▶ _Short exercise_
Begin with the line that contains "Recreate this image" and continue down through the line that contains "herb_shan_lower = [0.76, 0.68, 0.595]"; reproduce those lines exactly and only those.

::::::

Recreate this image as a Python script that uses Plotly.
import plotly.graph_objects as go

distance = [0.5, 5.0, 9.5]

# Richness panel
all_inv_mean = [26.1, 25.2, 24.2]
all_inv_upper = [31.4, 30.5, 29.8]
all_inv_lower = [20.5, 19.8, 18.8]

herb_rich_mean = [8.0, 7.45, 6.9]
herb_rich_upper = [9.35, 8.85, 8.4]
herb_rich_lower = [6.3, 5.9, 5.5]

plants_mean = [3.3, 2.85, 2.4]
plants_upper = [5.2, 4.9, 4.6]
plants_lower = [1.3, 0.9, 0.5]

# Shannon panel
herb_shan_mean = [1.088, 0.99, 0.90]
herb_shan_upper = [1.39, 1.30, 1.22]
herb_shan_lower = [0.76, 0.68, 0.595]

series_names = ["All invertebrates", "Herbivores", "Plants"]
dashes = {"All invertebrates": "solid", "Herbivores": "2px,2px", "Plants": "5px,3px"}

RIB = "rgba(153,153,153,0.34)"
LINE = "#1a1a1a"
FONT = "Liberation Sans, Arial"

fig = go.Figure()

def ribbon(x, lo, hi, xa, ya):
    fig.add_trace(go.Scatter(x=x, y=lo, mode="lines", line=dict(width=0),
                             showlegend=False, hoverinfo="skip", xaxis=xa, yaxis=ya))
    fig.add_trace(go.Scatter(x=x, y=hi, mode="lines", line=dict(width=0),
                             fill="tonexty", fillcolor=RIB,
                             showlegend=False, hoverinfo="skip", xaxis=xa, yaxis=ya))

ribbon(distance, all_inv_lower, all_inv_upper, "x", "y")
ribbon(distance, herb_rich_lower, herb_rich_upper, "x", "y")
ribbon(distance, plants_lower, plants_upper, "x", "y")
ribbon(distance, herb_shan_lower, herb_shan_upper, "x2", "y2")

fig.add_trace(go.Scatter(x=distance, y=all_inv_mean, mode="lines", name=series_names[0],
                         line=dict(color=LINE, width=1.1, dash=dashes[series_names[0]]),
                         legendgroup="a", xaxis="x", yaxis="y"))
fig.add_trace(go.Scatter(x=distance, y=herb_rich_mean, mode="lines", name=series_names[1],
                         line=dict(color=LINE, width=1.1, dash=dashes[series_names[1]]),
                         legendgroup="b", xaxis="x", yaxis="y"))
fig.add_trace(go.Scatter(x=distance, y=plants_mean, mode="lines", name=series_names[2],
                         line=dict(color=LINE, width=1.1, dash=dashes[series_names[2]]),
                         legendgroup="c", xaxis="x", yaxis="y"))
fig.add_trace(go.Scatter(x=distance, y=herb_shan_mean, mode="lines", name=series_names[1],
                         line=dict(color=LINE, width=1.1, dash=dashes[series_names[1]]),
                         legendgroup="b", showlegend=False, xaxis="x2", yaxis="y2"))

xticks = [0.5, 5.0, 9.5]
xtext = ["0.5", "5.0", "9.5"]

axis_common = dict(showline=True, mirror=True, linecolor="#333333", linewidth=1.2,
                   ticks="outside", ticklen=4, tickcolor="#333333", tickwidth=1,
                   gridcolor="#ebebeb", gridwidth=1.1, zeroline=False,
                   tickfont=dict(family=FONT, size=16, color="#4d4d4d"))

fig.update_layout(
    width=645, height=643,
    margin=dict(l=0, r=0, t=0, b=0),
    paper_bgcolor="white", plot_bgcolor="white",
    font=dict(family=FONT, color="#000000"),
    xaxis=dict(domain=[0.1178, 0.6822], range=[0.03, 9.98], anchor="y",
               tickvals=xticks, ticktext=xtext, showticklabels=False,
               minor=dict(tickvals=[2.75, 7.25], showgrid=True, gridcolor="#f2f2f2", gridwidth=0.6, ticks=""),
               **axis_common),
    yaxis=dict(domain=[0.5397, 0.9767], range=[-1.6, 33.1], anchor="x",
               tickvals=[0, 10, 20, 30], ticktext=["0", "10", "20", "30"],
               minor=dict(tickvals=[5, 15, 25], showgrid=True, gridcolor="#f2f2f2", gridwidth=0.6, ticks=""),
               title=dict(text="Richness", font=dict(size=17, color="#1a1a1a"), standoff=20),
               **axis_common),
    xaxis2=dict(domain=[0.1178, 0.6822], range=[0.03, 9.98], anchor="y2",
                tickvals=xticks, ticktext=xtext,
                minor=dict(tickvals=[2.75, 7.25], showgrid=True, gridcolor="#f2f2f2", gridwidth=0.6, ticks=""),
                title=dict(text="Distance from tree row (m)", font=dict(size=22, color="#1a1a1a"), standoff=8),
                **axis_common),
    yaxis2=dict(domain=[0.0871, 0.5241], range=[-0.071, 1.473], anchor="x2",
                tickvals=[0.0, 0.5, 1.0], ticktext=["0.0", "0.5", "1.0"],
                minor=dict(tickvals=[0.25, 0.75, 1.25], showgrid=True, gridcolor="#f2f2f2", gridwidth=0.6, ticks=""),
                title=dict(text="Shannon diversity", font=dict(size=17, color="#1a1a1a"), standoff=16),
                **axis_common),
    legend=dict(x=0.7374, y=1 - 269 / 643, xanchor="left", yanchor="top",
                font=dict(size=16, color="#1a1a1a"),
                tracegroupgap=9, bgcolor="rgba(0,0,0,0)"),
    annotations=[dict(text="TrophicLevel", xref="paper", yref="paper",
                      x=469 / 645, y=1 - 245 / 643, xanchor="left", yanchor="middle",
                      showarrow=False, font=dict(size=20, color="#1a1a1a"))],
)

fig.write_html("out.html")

::::::

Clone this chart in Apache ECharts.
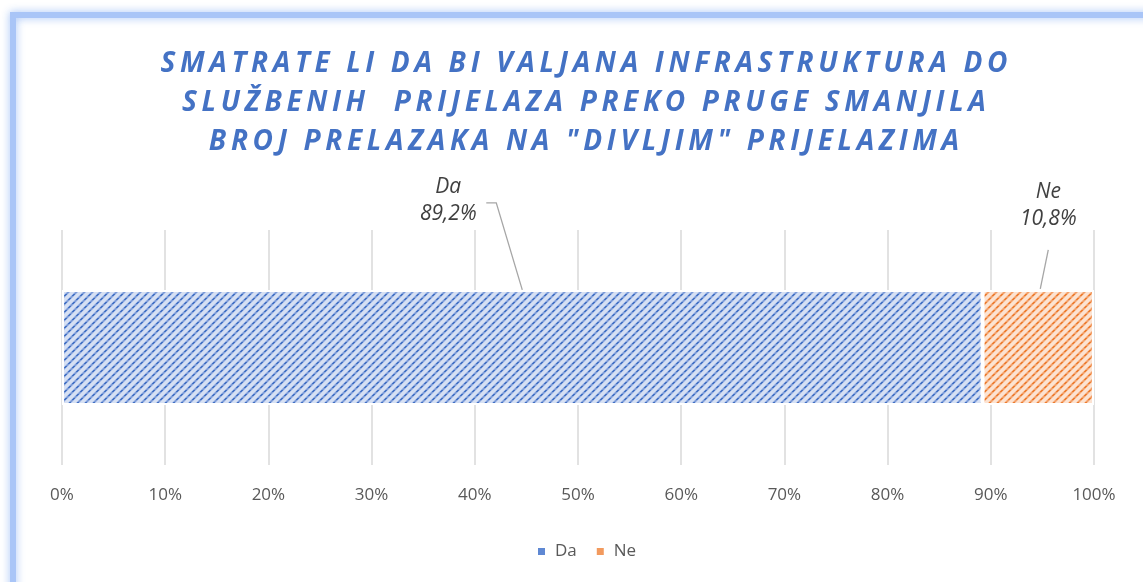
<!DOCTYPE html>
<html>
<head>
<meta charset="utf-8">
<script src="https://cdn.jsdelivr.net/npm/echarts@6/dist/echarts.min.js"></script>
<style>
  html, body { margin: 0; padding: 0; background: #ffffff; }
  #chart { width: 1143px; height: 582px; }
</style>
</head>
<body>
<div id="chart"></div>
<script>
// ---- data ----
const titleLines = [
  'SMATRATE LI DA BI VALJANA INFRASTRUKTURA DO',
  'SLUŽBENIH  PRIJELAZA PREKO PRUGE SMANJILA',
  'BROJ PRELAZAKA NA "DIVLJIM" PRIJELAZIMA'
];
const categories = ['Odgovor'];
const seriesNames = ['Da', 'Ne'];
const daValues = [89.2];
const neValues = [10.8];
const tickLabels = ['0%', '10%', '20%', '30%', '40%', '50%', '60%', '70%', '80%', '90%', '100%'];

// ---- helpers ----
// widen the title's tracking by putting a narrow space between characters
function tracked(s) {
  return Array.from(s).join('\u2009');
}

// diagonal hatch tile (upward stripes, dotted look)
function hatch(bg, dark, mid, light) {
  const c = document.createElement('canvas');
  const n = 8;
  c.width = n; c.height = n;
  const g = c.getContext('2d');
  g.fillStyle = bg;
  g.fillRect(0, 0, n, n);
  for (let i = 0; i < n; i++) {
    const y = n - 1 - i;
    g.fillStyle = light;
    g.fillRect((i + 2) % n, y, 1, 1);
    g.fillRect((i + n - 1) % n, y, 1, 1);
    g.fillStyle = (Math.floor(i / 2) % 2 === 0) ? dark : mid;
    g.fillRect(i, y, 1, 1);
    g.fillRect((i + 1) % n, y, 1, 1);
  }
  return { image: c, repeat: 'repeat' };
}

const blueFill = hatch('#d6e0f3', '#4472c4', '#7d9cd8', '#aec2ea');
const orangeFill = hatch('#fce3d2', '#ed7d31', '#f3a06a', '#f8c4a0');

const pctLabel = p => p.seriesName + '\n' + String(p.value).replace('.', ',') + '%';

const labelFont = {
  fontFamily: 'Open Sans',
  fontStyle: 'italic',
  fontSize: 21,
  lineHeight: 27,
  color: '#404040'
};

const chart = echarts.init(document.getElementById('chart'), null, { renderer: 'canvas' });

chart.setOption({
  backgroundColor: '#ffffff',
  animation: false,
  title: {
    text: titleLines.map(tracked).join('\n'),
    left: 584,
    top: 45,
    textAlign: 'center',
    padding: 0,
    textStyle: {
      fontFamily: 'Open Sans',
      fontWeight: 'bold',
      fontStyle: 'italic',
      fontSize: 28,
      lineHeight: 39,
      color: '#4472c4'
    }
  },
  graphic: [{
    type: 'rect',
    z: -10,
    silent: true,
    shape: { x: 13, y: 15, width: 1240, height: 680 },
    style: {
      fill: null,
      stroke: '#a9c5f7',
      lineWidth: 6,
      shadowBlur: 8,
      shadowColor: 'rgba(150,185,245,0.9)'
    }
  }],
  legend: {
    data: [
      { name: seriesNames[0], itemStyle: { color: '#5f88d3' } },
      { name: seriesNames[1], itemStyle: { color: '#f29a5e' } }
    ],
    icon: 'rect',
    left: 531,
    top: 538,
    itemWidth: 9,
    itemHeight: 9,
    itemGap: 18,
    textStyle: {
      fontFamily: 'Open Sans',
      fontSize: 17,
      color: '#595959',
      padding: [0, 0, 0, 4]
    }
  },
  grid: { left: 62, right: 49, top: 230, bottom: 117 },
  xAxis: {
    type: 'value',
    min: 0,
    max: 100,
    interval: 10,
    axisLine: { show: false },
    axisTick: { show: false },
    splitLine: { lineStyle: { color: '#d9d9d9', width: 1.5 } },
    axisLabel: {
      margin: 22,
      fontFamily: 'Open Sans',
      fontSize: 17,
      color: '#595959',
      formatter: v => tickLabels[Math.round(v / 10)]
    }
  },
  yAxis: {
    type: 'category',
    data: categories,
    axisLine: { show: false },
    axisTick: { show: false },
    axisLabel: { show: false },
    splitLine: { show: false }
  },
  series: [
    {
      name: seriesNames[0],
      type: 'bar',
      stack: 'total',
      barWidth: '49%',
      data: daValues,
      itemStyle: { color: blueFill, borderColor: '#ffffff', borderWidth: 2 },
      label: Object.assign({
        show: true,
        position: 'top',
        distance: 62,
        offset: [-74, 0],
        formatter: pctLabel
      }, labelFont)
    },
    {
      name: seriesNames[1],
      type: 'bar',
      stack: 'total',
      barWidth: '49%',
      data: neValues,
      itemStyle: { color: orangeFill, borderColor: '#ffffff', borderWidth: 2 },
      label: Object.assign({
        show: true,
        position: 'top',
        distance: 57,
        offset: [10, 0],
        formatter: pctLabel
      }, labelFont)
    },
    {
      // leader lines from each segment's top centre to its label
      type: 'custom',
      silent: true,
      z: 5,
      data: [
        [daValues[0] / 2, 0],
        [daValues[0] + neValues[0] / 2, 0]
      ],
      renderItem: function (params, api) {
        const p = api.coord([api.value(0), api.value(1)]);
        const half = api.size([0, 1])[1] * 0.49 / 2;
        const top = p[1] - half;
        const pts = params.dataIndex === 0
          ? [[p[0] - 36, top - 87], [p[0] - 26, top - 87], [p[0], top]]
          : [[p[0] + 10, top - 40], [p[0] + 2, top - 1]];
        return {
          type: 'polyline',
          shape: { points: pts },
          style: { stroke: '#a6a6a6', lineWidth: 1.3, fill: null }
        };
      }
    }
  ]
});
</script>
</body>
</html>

::::::

▶ _Task result_
Recreate this image as a Python script that uses Plotly.
import plotly.graph_objects as go

distance = [0.5, 5.0, 9.5]

# Richness panel
all_inv_mean = [26.1, 25.2, 24.2]
all_inv_upper = [31.4, 30.5, 29.8]
all_inv_lower = [20.5, 19.8, 18.8]

herb_rich_mean = [8.0, 7.45, 6.9]
herb_rich_upper = [9.35, 8.85, 8.4]
herb_rich_lower = [6.3, 5.9, 5.5]

plants_mean = [3.3, 2.85, 2.4]
plants_upper = [5.2, 4.9, 4.6]
plants_lower = [1.3, 0.9, 0.5]

# Shannon panel
herb_shan_mean = [1.088, 0.99, 0.90]
herb_shan_upper = [1.39, 1.30, 1.22]
herb_shan_lower = [0.76, 0.68, 0.595]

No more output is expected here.